Set task:
Select every line below containing the word "this".

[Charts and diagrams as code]

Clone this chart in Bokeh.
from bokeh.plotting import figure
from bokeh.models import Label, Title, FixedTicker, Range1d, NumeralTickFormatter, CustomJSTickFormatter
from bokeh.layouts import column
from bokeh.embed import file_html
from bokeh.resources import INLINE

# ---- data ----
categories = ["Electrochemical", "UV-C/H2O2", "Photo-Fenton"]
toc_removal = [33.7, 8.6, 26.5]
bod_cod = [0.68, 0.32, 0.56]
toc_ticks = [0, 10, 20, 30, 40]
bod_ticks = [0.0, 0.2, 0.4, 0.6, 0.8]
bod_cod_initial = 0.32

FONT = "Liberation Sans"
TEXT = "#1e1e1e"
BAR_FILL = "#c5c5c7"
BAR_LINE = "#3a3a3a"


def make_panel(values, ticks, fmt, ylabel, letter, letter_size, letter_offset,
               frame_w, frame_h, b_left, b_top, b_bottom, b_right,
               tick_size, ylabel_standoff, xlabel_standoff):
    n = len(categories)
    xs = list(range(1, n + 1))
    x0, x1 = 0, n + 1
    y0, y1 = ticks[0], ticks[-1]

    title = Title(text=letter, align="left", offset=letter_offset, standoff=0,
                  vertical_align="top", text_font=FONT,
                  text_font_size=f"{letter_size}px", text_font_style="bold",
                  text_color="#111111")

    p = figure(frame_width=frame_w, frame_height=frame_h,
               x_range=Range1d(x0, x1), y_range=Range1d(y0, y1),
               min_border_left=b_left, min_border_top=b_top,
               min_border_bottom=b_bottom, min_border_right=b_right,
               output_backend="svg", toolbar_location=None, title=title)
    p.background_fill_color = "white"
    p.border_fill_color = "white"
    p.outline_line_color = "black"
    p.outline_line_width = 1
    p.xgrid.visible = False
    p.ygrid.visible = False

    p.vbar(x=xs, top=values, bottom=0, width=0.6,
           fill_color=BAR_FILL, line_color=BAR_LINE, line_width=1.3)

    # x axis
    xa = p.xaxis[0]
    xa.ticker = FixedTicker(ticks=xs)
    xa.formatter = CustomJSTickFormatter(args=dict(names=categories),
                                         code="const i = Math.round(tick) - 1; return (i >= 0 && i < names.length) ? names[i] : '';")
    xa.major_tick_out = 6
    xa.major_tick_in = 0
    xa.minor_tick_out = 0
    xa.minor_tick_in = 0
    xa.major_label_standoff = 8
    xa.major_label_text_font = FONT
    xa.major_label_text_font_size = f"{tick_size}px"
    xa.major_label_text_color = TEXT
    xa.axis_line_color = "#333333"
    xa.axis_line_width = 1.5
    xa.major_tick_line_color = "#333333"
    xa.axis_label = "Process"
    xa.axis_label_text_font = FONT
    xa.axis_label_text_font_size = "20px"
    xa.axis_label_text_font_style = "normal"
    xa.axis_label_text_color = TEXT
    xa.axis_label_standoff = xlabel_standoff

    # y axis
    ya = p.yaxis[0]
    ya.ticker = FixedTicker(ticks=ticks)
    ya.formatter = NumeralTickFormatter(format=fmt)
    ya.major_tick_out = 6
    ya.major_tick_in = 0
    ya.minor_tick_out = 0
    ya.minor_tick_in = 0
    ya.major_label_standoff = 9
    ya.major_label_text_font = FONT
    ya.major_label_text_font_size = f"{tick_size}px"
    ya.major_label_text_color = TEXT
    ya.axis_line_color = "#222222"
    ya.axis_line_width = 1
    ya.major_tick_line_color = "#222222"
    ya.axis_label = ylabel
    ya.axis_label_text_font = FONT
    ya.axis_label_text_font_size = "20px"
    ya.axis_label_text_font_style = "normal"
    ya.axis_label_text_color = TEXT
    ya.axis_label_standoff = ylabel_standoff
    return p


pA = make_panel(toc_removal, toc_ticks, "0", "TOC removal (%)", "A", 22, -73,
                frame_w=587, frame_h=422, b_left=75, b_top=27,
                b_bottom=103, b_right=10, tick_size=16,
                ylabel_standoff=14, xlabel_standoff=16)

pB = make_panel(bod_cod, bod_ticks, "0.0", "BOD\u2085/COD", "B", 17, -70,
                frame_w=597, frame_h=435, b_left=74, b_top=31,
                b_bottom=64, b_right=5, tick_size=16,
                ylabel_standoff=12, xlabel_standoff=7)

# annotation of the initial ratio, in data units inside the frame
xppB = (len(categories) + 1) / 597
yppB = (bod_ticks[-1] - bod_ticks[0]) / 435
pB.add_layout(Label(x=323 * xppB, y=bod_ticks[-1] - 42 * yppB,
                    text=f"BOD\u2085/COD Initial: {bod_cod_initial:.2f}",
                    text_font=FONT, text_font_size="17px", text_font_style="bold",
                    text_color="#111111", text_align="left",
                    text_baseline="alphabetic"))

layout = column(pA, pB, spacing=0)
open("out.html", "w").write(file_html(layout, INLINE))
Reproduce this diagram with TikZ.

Exercise result:
Clone this chart in Bokeh.
Reproduce this diagram with TikZ.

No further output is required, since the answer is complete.